→ Given data:
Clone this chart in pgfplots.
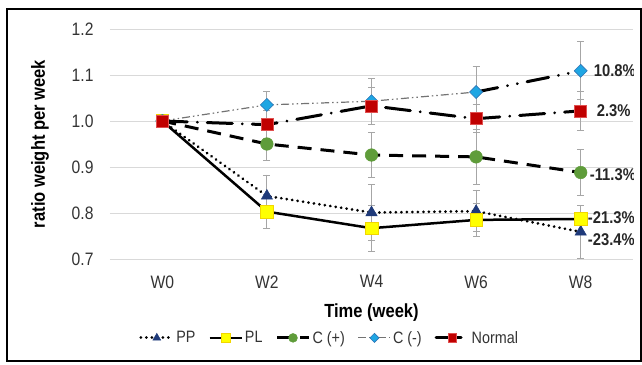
\documentclass[border=0pt]{standalone}
\usepackage{pgfplots}
\pgfplotsset{compat=1.18}
\usepackage{fontspec}
\setmainfont{Liberation Sans}[FakeStretch=0.87]
\definecolor{navyc}{HTML}{1F3A7A}
\definecolor{yelc}{HTML}{FFFF00}
\definecolor{yelb}{HTML}{F2D600}
\definecolor{grnc}{HTML}{5F9C3A}
\definecolor{bluc}{HTML}{1FA6E3}
\definecolor{blub}{HTML}{2E75B6}
\definecolor{redc}{HTML}{C00000}
\definecolor{redb}{HTML}{E05050}
\definecolor{errc}{HTML}{A6A6A6}
\begin{document}
\begin{tikzpicture}
\begin{axis}[
  scale only axis, width=523pt, height=230pt,
  xmin=-0.5, xmax=4.5, ymin=0.7, ymax=1.2,
  xtick={0,1,2,3,4}, xticklabels={W0,W2,W4,W6,W8},
  ytick={0.7,0.8,0.9,1.0,1.1,1.2},
  /pgf/number format/assume math mode=true,
  /pgf/number format/fixed, /pgf/number format/fixed zerofill, /pgf/number format/precision=1,
  ymajorgrids, grid style={draw=black!15, line width=0.8pt},
  axis line style={draw=none}, major tick length=0pt,
  tick label style={font=\fontsize{18}{21}\selectfont, text=black!80},
  xticklabel style={yshift=-13pt},
  yticklabel style={xshift=-13pt},
  xlabel={\textbf{Time (week)}},
  ylabel={\textbf{ratio weight per week}},
  xlabel style={at={(axis description cs:0.5,-0.2348)}, anchor=center, font=\fontsize{19}{22}\selectfont},
  ylabel style={at={(axis description cs:-0.1338,0.5)}, anchor=center, font=\fontsize{19}{22}\selectfont},
  legend columns=5,
  legend style={at={(axis description cs:0.42,-0.343)}, anchor=center, draw=none, fill=none,
    font=\fontsize{16.5}{19}\selectfont, text=black!80,
    /tikz/every even column/.append style={column sep=11pt}},
  legend image code/.code={\draw[mark repeat=2,mark phase=2, every mark/.append style={scale=0.7}] plot coordinates {(0pt,0pt)(16pt,0pt)(32pt,0pt)};},
  error bars/y dir=both, error bars/y explicit,
  error bars/error bar style={errc, line width=1pt, solid},
  error bars/error mark options={rotate=90, errc, mark size=3.5pt, line width=1pt, solid},
  unbounded coords=jump,
]
% C(-) W6-W8 segment (thick black)
\addplot[forget plot, black, line width=3pt, line cap=round,
  dash pattern=on 22pt off 10pt on 0.01pt off 10pt on 0.01pt off 10pt, mark=none,
  error bars/y dir=none]
  coordinates {(3,1.063) (4,1.109)};
% PP
\addplot[black, line width=3pt, line cap=round, dash pattern=on 0.01pt off 5.5pt,
  mark=triangle*, mark size=6.5pt, mark options={solid, fill=navyc, draw=navyc, line width=0.5pt}]
  coordinates {(0,1.0) +- (0,0.004) (1,0.837) +- (0,0.045) (2,0.801) +- (0,0.06) (3,0.804) +- (0,0.045) (4,0.759) +- (0,0.057)};
\addlegendentry{PP}
% PL
\addplot[black, line width=2.5pt,
  mark=square*, mark size=6.3pt, mark options={solid, fill=yelc, draw=yelb, line width=0.6pt}]
  coordinates {(0,1.0) +- (0,0.004) (1,0.803) +- (0,0.037) (2,0.767) +- (0,0.05) (3,0.785) +- (0,0.035) (4,0.787) +- (0,0.03)};
\addlegendentry{PL}
% C(+)
\addplot[black, line width=3pt, dash pattern=on 14pt off 9pt,
  mark=*, mark size=6.3pt, mark options={solid, fill=grnc, draw=grnc, line width=0.5pt}]
  coordinates {(0,1.0) +- (0,0.004) (1,0.950) +- (0,0.035) (2,0.926) +- (0,0.048) (3,0.922) +- (0,0.06) (4,0.888) +- (0,0.05)};
\addlegendentry{C (+)}
% C(-)
\addplot[black!55, line width=1.2pt,
  dash pattern=on 8pt off 3pt on 1.5pt off 3pt on 1.5pt off 3pt,
  mark=square*, mark size=4.6pt, mark options={solid, rotate=45, fill=bluc, draw=blub, line width=0.6pt}]
  coordinates {(0,1.0) +- (0,0.004) (1,1.035) +- (0,0.03) (2,1.043) +- (0,0.05) (3,1.063) +- (0,0.055) (3.5,nan) +- (0,0) (4,1.109) +- (0,0.063)};
\addlegendentry{C (-)}
% Normal
\addplot[black, line width=3pt, line cap=round,
  dash pattern=on 25pt off 10pt on 0.01pt off 10pt,
  mark=square*, mark size=6pt, mark options={solid, fill=redc, draw=redb, line width=0.6pt}]
  coordinates {(0,1.0) +- (0,0.004) (1,0.992) +- (0,0.03) (2,1.033) +- (0,0.04) (3,1.005) +- (0,0.03) (4,1.022) +- (0,0.042)};
\addlegendentry{Normal}
\begin{scope}[every node/.style={anchor=west, font=\bfseries\fontsize{17}{20}\selectfont, text=black!85, inner sep=0pt}]
\node at (axis cs:4,1.109) [xshift=13pt] {10.8\%};
\node at (axis cs:4,1.022) [xshift=16pt] {2.3\%};
\node at (axis cs:4,0.884) [xshift=9pt] {-11.3\%};
\node at (axis cs:4,0.790) [xshift=7pt] {-21.3\%};
\node at (axis cs:4,0.742) [xshift=7pt] {-23.4\%};
\end{scope}
\end{axis}
\draw[line width=2.5pt] (-103pt,-102pt) rectangle (531pt,250pt);
\pgfresetboundingbox
\path[use as bounding box] (-110pt,-105pt) rectangle (532pt,259pt);
\end{tikzpicture}
\end{document}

→ Exercise instructions: In the copy, include no pictures; restate the listing above exactly.

→ Finished exercise:
Clone this chart in pgfplots.
\documentclass[border=0pt]{standalone}
\usepackage{pgfplots}
\pgfplotsset{compat=1.18}
\usepackage{fontspec}
\setmainfont{Liberation Sans}[FakeStretch=0.87]
\definecolor{navyc}{HTML}{1F3A7A}
\definecolor{yelc}{HTML}{FFFF00}
\definecolor{yelb}{HTML}{F2D600}
\definecolor{grnc}{HTML}{5F9C3A}
\definecolor{bluc}{HTML}{1FA6E3}
\definecolor{blub}{HTML}{2E75B6}
\definecolor{redc}{HTML}{C00000}
\definecolor{redb}{HTML}{E05050}
\definecolor{errc}{HTML}{A6A6A6}
\begin{document}
\begin{tikzpicture}
\begin{axis}[
  scale only axis, width=523pt, height=230pt,
  xmin=-0.5, xmax=4.5, ymin=0.7, ymax=1.2,
  xtick={0,1,2,3,4}, xticklabels={W0,W2,W4,W6,W8},
  ytick={0.7,0.8,0.9,1.0,1.1,1.2},
  /pgf/number format/assume math mode=true,
  /pgf/number format/fixed, /pgf/number format/fixed zerofill, /pgf/number format/precision=1,
  ymajorgrids, grid style={draw=black!15, line width=0.8pt},
  axis line style={draw=none}, major tick length=0pt,
  tick label style={font=\fontsize{18}{21}\selectfont, text=black!80},
  xticklabel style={yshift=-13pt},
  yticklabel style={xshift=-13pt},
  xlabel={\textbf{Time (week)}},
  ylabel={\textbf{ratio weight per week}},
  xlabel style={at={(axis description cs:0.5,-0.2348)}, anchor=center, font=\fontsize{19}{22}\selectfont},
  ylabel style={at={(axis description cs:-0.1338,0.5)}, anchor=center, font=\fontsize{19}{22}\selectfont},
  legend columns=5,
  legend style={at={(axis description cs:0.42,-0.343)}, anchor=center, draw=none, fill=none,
    font=\fontsize{16.5}{19}\selectfont, text=black!80,
    /tikz/every even column/.append style={column sep=11pt}},
  legend image code/.code={\draw[mark repeat=2,mark phase=2, every mark/.append style={scale=0.7}] plot coordinates {(0pt,0pt)(16pt,0pt)(32pt,0pt)};},
  error bars/y dir=both, error bars/y explicit,
  error bars/error bar style={errc, line width=1pt, solid},
  error bars/error mark options={rotate=90, errc, mark size=3.5pt, line width=1pt, solid},
  unbounded coords=jump,
]
% C(-) W6-W8 segment (thick black)
\addplot[forget plot, black, line width=3pt, line cap=round,
  dash pattern=on 22pt off 10pt on 0.01pt off 10pt on 0.01pt off 10pt, mark=none,
  error bars/y dir=none]
  coordinates {(3,1.063) (4,1.109)};
% PP
\addplot[black, line width=3pt, line cap=round, dash pattern=on 0.01pt off 5.5pt,
  mark=triangle*, mark size=6.5pt, mark options={solid, fill=navyc, draw=navyc, line width=0.5pt}]
  coordinates {(0,1.0) +- (0,0.004) (1,0.837) +- (0,0.045) (2,0.801) +- (0,0.06) (3,0.804) +- (0,0.045) (4,0.759) +- (0,0.057)};
\addlegendentry{PP}
% PL
\addplot[black, line width=2.5pt,
  mark=square*, mark size=6.3pt, mark options={solid, fill=yelc, draw=yelb, line width=0.6pt}]
  coordinates {(0,1.0) +- (0,0.004) (1,0.803) +- (0,0.037) (2,0.767) +- (0,0.05) (3,0.785) +- (0,0.035) (4,0.787) +- (0,0.03)};
\addlegendentry{PL}
% C(+)
\addplot[black, line width=3pt, dash pattern=on 14pt off 9pt,
  mark=*, mark size=6.3pt, mark options={solid, fill=grnc, draw=grnc, line width=0.5pt}]
  coordinates {(0,1.0) +- (0,0.004) (1,0.950) +- (0,0.035) (2,0.926) +- (0,0.048) (3,0.922) +- (0,0.06) (4,0.888) +- (0,0.05)};
\addlegendentry{C (+)}
% C(-)
\addplot[black!55, line width=1.2pt,
  dash pattern=on 8pt off 3pt on 1.5pt off 3pt on 1.5pt off 3pt,
  mark=square*, mark size=4.6pt, mark options={solid, rotate=45, fill=bluc, draw=blub, line width=0.6pt}]
  coordinates {(0,1.0) +- (0,0.004) (1,1.035) +- (0,0.03) (2,1.043) +- (0,0.05) (3,1.063) +- (0,0.055) (3.5,nan) +- (0,0) (4,1.109) +- (0,0.063)};
\addlegendentry{C (-)}
% Normal
\addplot[black, line width=3pt, line cap=round,
  dash pattern=on 25pt off 10pt on 0.01pt off 10pt,
  mark=square*, mark size=6pt, mark options={solid, fill=redc, draw=redb, line width=0.6pt}]
  coordinates {(0,1.0) +- (0,0.004) (1,0.992) +- (0,0.03) (2,1.033) +- (0,0.04) (3,1.005) +- (0,0.03) (4,1.022) +- (0,0.042)};
\addlegendentry{Normal}
\begin{scope}[every node/.style={anchor=west, font=\bfseries\fontsize{17}{20}\selectfont, text=black!85, inner sep=0pt}]
\node at (axis cs:4,1.109) [xshift=13pt] {10.8\%};
\node at (axis cs:4,1.022) [xshift=16pt] {2.3\%};
\node at (axis cs:4,0.884) [xshift=9pt] {-11.3\%};
\node at (axis cs:4,0.790) [xshift=7pt] {-21.3\%};
\node at (axis cs:4,0.742) [xshift=7pt] {-23.4\%};
\end{scope}
\end{axis}
\draw[line width=2.5pt] (-103pt,-102pt) rectangle (531pt,250pt);
\pgfresetboundingbox
\path[use as bounding box] (-110pt,-105pt) rectangle (532pt,259pt);
\end{tikzpicture}
\end{document}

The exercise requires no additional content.